— WORK INSTRUCTIONS —
Your copy of the material below should match it exactly, except that it holds no pictures.

— RAW DATA —
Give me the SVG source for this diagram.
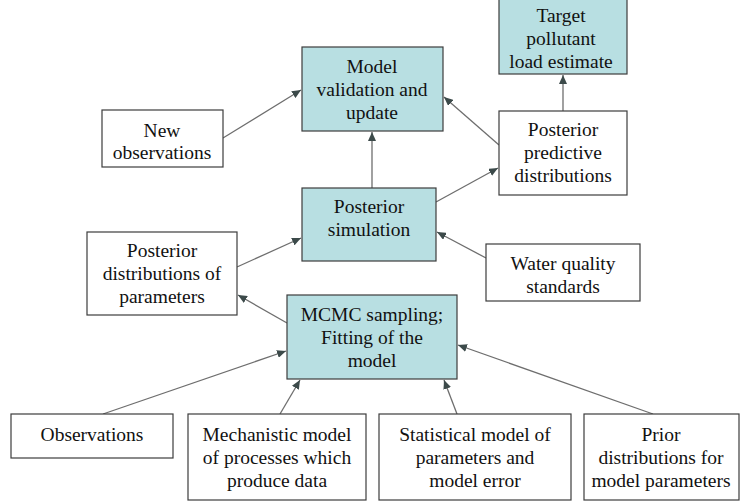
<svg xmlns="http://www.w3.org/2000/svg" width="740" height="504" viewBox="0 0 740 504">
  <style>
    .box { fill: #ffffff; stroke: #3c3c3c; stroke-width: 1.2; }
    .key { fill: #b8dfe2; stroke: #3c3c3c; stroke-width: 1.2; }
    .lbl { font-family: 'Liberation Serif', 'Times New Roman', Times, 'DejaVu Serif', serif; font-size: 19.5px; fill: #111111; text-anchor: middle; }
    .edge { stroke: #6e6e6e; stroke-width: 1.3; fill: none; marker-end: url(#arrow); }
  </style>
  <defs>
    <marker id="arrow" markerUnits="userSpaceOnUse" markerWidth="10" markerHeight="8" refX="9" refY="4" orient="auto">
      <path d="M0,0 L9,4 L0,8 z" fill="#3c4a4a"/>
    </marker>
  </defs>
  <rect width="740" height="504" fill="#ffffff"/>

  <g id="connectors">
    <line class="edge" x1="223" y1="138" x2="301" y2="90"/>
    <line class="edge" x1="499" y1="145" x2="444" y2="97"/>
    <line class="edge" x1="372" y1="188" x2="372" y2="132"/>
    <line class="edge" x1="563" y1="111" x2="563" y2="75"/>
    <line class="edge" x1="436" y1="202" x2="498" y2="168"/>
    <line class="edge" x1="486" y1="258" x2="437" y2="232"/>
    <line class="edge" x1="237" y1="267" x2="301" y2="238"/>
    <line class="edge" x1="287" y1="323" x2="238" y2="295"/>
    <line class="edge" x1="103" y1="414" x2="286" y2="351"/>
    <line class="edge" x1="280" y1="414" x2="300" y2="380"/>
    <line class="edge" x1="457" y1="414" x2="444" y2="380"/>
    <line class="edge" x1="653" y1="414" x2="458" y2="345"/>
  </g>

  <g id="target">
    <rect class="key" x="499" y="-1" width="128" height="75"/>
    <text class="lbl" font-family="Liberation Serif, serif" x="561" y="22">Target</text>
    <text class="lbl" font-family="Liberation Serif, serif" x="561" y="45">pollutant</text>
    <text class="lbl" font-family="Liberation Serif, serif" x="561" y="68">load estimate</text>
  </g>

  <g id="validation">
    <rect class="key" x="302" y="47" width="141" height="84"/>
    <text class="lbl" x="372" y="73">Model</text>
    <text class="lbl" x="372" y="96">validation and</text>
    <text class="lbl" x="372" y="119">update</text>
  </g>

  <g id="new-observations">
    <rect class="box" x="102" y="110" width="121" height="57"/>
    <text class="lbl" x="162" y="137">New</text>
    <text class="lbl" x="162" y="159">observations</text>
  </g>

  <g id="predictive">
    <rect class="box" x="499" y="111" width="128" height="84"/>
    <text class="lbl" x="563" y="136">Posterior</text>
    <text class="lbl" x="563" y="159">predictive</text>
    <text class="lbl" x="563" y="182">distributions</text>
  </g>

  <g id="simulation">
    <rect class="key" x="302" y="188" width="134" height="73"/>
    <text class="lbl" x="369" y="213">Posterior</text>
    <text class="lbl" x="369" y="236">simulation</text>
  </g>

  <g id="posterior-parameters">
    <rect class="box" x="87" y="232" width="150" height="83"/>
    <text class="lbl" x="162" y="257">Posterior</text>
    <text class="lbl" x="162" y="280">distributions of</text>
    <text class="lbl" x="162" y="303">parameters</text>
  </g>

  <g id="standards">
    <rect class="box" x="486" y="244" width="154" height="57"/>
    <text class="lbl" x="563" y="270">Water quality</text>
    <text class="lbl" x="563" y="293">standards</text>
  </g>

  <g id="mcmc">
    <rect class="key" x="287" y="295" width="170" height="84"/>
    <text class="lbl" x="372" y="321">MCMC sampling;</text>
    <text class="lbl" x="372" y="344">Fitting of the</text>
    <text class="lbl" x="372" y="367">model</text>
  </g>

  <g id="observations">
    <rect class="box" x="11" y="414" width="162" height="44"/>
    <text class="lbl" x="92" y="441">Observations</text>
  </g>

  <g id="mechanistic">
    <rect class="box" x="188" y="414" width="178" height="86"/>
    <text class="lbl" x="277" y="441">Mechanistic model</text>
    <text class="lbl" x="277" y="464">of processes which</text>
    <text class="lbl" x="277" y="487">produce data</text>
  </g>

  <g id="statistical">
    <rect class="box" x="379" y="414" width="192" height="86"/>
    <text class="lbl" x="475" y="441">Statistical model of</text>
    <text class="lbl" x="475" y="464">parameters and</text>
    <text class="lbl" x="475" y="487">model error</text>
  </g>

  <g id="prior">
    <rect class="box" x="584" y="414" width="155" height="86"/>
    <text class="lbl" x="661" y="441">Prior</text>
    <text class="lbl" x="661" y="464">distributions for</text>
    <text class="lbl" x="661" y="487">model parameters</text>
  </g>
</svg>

— EXPECTED OUTPUT —
Give me the SVG source for this diagram.
<svg xmlns="http://www.w3.org/2000/svg" width="740" height="504" viewBox="0 0 740 504">
  <style>
    .box { fill: #ffffff; stroke: #3c3c3c; stroke-width: 1.2; }
    .key { fill: #b8dfe2; stroke: #3c3c3c; stroke-width: 1.2; }
    .lbl { font-family: 'Liberation Serif', 'Times New Roman', Times, 'DejaVu Serif', serif; font-size: 19.5px; fill: #111111; text-anchor: middle; }
    .edge { stroke: #6e6e6e; stroke-width: 1.3; fill: none; marker-end: url(#arrow); }
  </style>
  <defs>
    <marker id="arrow" markerUnits="userSpaceOnUse" markerWidth="10" markerHeight="8" refX="9" refY="4" orient="auto">
      <path d="M0,0 L9,4 L0,8 z" fill="#3c4a4a"/>
    </marker>
  </defs>
  <rect width="740" height="504" fill="#ffffff"/>

  <g id="connectors">
    <line class="edge" x1="223" y1="138" x2="301" y2="90"/>
    <line class="edge" x1="499" y1="145" x2="444" y2="97"/>
    <line class="edge" x1="372" y1="188" x2="372" y2="132"/>
    <line class="edge" x1="563" y1="111" x2="563" y2="75"/>
    <line class="edge" x1="436" y1="202" x2="498" y2="168"/>
    <line class="edge" x1="486" y1="258" x2="437" y2="232"/>
    <line class="edge" x1="237" y1="267" x2="301" y2="238"/>
    <line class="edge" x1="287" y1="323" x2="238" y2="295"/>
    <line class="edge" x1="103" y1="414" x2="286" y2="351"/>
    <line class="edge" x1="280" y1="414" x2="300" y2="380"/>
    <line class="edge" x1="457" y1="414" x2="444" y2="380"/>
    <line class="edge" x1="653" y1="414" x2="458" y2="345"/>
  </g>

  <g id="target">
    <rect class="key" x="499" y="-1" width="128" height="75"/>
    <text class="lbl" font-family="Liberation Serif, serif" x="561" y="22">Target</text>
    <text class="lbl" font-family="Liberation Serif, serif" x="561" y="45">pollutant</text>
    <text class="lbl" font-family="Liberation Serif, serif" x="561" y="68">load estimate</text>
  </g>

  <g id="validation">
    <rect class="key" x="302" y="47" width="141" height="84"/>
    <text class="lbl" x="372" y="73">Model</text>
    <text class="lbl" x="372" y="96">validation and</text>
    <text class="lbl" x="372" y="119">update</text>
  </g>

  <g id="new-observations">
    <rect class="box" x="102" y="110" width="121" height="57"/>
    <text class="lbl" x="162" y="137">New</text>
    <text class="lbl" x="162" y="159">observations</text>
  </g>

  <g id="predictive">
    <rect class="box" x="499" y="111" width="128" height="84"/>
    <text class="lbl" x="563" y="136">Posterior</text>
    <text class="lbl" x="563" y="159">predictive</text>
    <text class="lbl" x="563" y="182">distributions</text>
  </g>

  <g id="simulation">
    <rect class="key" x="302" y="188" width="134" height="73"/>
    <text class="lbl" x="369" y="213">Posterior</text>
    <text class="lbl" x="369" y="236">simulation</text>
  </g>

  <g id="posterior-parameters">
    <rect class="box" x="87" y="232" width="150" height="83"/>
    <text class="lbl" x="162" y="257">Posterior</text>
    <text class="lbl" x="162" y="280">distributions of</text>
    <text class="lbl" x="162" y="303">parameters</text>
  </g>

  <g id="standards">
    <rect class="box" x="486" y="244" width="154" height="57"/>
    <text class="lbl" x="563" y="270">Water quality</text>
    <text class="lbl" x="563" y="293">standards</text>
  </g>

  <g id="mcmc">
    <rect class="key" x="287" y="295" width="170" height="84"/>
    <text class="lbl" x="372" y="321">MCMC sampling;</text>
    <text class="lbl" x="372" y="344">Fitting of the</text>
    <text class="lbl" x="372" y="367">model</text>
  </g>

  <g id="observations">
    <rect class="box" x="11" y="414" width="162" height="44"/>
    <text class="lbl" x="92" y="441">Observations</text>
  </g>

  <g id="mechanistic">
    <rect class="box" x="188" y="414" width="178" height="86"/>
    <text class="lbl" x="277" y="441">Mechanistic model</text>
    <text class="lbl" x="277" y="464">of processes which</text>
    <text class="lbl" x="277" y="487">produce data</text>
  </g>

  <g id="statistical">
    <rect class="box" x="379" y="414" width="192" height="86"/>
    <text class="lbl" x="475" y="441">Statistical model of</text>
    <text class="lbl" x="475" y="464">parameters and</text>
    <text class="lbl" x="475" y="487">model error</text>
  </g>

  <g id="prior">
    <rect class="box" x="584" y="414" width="155" height="86"/>
    <text class="lbl" x="661" y="441">Prior</text>
    <text class="lbl" x="661" y="464">distributions for</text>
    <text class="lbl" x="661" y="487">model parameters</text>
  </g>
</svg>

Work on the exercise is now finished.